[start of EXCERPTED RECORDS]

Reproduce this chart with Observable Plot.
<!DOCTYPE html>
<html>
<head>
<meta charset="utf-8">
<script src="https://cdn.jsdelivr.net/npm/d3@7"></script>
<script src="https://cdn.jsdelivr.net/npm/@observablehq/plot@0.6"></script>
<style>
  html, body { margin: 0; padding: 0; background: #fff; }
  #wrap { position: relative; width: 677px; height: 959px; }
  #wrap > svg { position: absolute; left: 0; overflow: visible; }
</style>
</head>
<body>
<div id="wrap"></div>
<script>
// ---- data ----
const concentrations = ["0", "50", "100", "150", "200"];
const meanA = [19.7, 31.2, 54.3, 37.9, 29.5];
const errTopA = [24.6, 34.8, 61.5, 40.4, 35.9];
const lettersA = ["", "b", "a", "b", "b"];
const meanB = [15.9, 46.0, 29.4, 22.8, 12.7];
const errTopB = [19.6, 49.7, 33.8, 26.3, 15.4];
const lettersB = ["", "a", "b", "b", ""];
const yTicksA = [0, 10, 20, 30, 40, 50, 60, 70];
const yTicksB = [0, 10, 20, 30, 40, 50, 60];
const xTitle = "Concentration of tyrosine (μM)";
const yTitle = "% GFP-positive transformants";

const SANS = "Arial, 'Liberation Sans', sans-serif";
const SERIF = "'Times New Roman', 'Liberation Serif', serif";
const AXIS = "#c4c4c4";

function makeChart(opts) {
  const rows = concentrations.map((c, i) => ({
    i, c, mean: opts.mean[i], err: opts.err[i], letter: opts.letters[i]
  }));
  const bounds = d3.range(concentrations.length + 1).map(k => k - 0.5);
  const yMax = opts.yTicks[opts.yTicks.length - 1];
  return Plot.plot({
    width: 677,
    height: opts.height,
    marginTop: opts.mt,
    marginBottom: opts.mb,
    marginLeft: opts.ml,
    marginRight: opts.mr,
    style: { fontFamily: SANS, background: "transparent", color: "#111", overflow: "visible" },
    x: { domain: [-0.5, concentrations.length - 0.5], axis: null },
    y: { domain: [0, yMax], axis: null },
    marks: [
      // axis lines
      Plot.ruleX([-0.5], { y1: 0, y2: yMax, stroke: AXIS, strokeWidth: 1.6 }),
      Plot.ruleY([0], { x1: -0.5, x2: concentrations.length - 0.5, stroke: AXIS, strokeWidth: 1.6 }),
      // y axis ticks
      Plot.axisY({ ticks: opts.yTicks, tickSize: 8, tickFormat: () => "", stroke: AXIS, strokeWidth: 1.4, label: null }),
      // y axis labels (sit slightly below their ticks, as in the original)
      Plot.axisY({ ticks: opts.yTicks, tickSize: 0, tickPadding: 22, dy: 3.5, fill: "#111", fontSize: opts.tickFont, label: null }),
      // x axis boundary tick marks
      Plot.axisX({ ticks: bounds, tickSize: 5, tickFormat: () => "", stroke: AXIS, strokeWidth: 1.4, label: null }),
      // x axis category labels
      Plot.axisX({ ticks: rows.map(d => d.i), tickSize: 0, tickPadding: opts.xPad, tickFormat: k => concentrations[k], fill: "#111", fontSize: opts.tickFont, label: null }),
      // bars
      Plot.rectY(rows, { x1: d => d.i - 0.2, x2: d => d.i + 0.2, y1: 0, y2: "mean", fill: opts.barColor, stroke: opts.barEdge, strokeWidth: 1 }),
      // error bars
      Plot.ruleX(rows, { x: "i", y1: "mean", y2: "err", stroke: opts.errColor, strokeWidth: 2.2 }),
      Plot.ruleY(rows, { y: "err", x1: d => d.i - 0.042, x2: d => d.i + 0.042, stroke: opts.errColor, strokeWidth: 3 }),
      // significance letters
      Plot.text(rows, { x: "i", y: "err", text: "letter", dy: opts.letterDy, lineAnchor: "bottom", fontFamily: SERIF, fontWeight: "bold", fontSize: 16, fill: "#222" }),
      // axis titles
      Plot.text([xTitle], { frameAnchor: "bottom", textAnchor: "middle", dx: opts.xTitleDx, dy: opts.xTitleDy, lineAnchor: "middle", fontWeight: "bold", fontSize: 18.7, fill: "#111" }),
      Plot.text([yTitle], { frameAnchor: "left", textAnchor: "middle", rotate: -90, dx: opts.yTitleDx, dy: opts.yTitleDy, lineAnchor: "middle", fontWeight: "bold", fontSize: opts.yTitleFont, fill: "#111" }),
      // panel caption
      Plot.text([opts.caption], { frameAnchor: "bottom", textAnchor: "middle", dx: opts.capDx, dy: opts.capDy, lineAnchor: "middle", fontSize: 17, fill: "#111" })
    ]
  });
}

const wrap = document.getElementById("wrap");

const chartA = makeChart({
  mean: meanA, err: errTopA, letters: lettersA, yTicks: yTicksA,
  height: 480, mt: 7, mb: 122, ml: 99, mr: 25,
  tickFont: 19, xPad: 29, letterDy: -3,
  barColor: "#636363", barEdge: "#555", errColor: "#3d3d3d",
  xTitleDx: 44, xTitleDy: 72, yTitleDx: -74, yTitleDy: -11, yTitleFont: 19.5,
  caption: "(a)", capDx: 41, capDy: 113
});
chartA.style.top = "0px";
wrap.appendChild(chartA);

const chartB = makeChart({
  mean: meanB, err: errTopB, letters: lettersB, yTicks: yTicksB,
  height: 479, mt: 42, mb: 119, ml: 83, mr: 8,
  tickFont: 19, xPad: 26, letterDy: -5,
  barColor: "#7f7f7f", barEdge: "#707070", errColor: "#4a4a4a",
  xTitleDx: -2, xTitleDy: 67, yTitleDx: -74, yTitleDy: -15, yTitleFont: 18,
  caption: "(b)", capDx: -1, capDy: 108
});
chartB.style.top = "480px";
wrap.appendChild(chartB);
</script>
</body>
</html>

[end of EXCERPTED RECORDS]
[start of EXCERPTED RECORDS]

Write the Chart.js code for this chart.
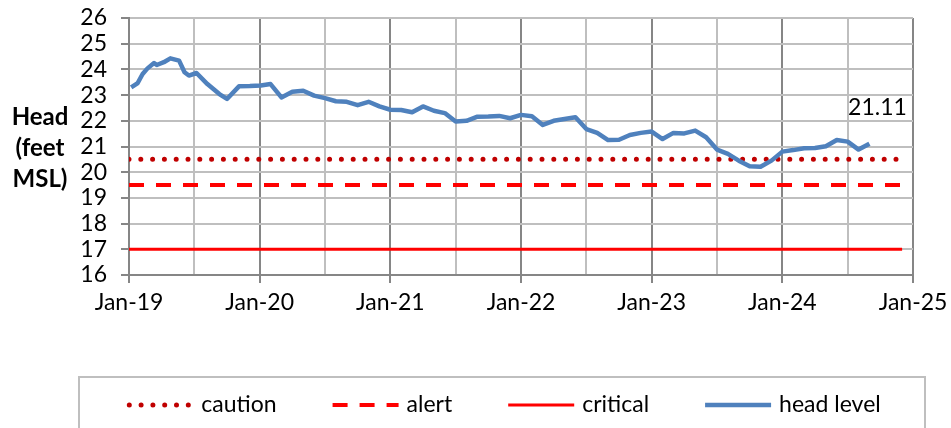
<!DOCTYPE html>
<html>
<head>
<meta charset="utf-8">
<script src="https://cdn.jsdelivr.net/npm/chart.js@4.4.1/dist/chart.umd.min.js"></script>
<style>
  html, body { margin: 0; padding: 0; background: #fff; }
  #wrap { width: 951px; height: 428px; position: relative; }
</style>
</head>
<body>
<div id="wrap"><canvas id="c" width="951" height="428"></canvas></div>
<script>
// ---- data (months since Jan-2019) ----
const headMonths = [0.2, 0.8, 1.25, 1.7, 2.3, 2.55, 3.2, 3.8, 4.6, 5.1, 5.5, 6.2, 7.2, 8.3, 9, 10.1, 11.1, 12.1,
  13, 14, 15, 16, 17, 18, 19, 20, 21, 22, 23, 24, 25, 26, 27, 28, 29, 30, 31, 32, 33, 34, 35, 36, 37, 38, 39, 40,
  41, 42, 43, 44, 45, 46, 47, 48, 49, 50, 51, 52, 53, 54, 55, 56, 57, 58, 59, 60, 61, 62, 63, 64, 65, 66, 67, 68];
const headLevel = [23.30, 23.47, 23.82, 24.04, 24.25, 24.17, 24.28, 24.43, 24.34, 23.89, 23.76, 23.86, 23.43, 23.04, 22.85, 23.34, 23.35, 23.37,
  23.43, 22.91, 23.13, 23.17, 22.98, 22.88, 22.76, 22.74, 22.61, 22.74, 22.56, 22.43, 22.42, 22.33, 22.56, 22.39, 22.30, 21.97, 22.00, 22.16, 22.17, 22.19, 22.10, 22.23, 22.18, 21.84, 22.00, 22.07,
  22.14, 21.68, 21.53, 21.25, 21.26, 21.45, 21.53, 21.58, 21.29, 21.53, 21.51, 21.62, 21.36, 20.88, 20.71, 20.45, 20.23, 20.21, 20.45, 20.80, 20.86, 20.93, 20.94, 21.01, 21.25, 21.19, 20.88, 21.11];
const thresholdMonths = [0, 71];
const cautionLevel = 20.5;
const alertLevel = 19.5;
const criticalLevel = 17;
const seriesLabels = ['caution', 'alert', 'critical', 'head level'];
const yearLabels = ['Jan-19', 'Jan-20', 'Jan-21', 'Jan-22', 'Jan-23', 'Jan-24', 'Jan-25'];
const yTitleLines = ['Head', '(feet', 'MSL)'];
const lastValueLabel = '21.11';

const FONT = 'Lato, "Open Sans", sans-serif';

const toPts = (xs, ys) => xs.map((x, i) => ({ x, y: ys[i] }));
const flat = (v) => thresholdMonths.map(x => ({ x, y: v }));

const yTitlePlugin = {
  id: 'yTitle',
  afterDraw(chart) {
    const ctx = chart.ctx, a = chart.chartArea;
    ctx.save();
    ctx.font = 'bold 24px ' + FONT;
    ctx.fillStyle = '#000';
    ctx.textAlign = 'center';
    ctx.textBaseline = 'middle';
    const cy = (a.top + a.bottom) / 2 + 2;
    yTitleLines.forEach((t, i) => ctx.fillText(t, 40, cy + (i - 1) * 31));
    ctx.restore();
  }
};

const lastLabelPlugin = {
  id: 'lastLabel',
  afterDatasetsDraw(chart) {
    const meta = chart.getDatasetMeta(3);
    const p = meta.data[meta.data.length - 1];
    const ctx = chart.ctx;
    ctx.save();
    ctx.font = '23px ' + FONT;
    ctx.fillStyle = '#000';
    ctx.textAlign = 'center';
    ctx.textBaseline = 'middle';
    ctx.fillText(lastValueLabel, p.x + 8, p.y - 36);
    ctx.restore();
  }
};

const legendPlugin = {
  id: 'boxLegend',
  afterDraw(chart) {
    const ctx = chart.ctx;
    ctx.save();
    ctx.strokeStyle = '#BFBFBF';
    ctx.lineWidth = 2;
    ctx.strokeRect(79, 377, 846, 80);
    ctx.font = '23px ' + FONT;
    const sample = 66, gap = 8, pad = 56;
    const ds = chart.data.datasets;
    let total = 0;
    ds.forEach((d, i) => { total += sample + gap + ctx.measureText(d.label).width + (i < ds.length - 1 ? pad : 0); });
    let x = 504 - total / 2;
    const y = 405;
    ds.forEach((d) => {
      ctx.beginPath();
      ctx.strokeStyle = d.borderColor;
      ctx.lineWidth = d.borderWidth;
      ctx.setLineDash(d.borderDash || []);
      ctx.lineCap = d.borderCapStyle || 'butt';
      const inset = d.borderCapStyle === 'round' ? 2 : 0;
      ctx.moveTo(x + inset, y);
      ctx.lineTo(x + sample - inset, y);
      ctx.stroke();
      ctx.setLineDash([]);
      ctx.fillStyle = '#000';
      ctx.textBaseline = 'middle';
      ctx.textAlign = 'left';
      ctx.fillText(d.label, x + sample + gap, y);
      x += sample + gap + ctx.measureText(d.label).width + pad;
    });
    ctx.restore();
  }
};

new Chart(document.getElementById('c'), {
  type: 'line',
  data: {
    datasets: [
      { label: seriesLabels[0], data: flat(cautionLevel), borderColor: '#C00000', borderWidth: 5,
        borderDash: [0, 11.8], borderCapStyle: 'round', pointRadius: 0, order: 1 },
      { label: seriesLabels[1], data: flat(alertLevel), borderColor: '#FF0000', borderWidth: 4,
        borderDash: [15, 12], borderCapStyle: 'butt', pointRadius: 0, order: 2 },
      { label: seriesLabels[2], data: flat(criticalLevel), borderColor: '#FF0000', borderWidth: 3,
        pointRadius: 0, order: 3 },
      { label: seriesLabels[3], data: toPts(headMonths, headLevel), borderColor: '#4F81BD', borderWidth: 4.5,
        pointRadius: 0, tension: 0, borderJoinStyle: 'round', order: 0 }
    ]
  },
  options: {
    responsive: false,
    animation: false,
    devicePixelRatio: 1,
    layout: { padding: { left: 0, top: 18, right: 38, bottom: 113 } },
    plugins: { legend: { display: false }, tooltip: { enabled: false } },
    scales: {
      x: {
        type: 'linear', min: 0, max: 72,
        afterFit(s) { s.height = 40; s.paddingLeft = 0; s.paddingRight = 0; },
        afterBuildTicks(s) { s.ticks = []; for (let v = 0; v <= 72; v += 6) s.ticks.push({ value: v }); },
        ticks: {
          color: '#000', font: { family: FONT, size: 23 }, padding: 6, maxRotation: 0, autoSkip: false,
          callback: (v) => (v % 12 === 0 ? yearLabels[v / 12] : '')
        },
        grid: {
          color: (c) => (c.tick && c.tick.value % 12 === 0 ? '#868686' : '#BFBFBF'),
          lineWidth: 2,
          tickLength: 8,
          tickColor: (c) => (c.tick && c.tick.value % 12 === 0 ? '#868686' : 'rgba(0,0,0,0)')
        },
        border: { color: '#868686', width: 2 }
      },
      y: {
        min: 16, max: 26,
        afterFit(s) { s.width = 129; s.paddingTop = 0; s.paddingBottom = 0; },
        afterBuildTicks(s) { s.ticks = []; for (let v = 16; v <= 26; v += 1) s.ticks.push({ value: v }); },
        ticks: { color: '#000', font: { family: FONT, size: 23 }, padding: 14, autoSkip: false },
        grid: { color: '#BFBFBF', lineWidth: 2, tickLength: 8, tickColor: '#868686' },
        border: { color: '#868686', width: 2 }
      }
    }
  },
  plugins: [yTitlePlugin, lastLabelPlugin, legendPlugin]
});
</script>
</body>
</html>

[end of EXCERPTED RECORDS]

#### SET PROBLEM:
From the line with "Write the Chart.js code for this chart." to the line with "const flat = (v)", set down those lines word for word and only those, counting both ends. Pictures stay out of the copy.

#### FULL RESPONSE:
Write the Chart.js code for this chart.
<!DOCTYPE html>
<html>
<head>
<meta charset="utf-8">
<script src="https://cdn.jsdelivr.net/npm/chart.js@4.4.1/dist/chart.umd.min.js"></script>
<style>
  html, body { margin: 0; padding: 0; background: #fff; }
  #wrap { width: 951px; height: 428px; position: relative; }
</style>
</head>
<body>
<div id="wrap"><canvas id="c" width="951" height="428"></canvas></div>
<script>
// ---- data (months since Jan-2019) ----
const headMonths = [0.2, 0.8, 1.25, 1.7, 2.3, 2.55, 3.2, 3.8, 4.6, 5.1, 5.5, 6.2, 7.2, 8.3, 9, 10.1, 11.1, 12.1,
  13, 14, 15, 16, 17, 18, 19, 20, 21, 22, 23, 24, 25, 26, 27, 28, 29, 30, 31, 32, 33, 34, 35, 36, 37, 38, 39, 40,
  41, 42, 43, 44, 45, 46, 47, 48, 49, 50, 51, 52, 53, 54, 55, 56, 57, 58, 59, 60, 61, 62, 63, 64, 65, 66, 67, 68];
const headLevel = [23.30, 23.47, 23.82, 24.04, 24.25, 24.17, 24.28, 24.43, 24.34, 23.89, 23.76, 23.86, 23.43, 23.04, 22.85, 23.34, 23.35, 23.37,
  23.43, 22.91, 23.13, 23.17, 22.98, 22.88, 22.76, 22.74, 22.61, 22.74, 22.56, 22.43, 22.42, 22.33, 22.56, 22.39, 22.30, 21.97, 22.00, 22.16, 22.17, 22.19, 22.10, 22.23, 22.18, 21.84, 22.00, 22.07,
  22.14, 21.68, 21.53, 21.25, 21.26, 21.45, 21.53, 21.58, 21.29, 21.53, 21.51, 21.62, 21.36, 20.88, 20.71, 20.45, 20.23, 20.21, 20.45, 20.80, 20.86, 20.93, 20.94, 21.01, 21.25, 21.19, 20.88, 21.11];
const thresholdMonths = [0, 71];
const cautionLevel = 20.5;
const alertLevel = 19.5;
const criticalLevel = 17;
const seriesLabels = ['caution', 'alert', 'critical', 'head level'];
const yearLabels = ['Jan-19', 'Jan-20', 'Jan-21', 'Jan-22', 'Jan-23', 'Jan-24', 'Jan-25'];
const yTitleLines = ['Head', '(feet', 'MSL)'];
const lastValueLabel = '21.11';

const FONT = 'Lato, "Open Sans", sans-serif';

const toPts = (xs, ys) => xs.map((x, i) => ({ x, y: ys[i] }));
const flat = (v) => thresholdMonths.map(x => ({ x, y: v }));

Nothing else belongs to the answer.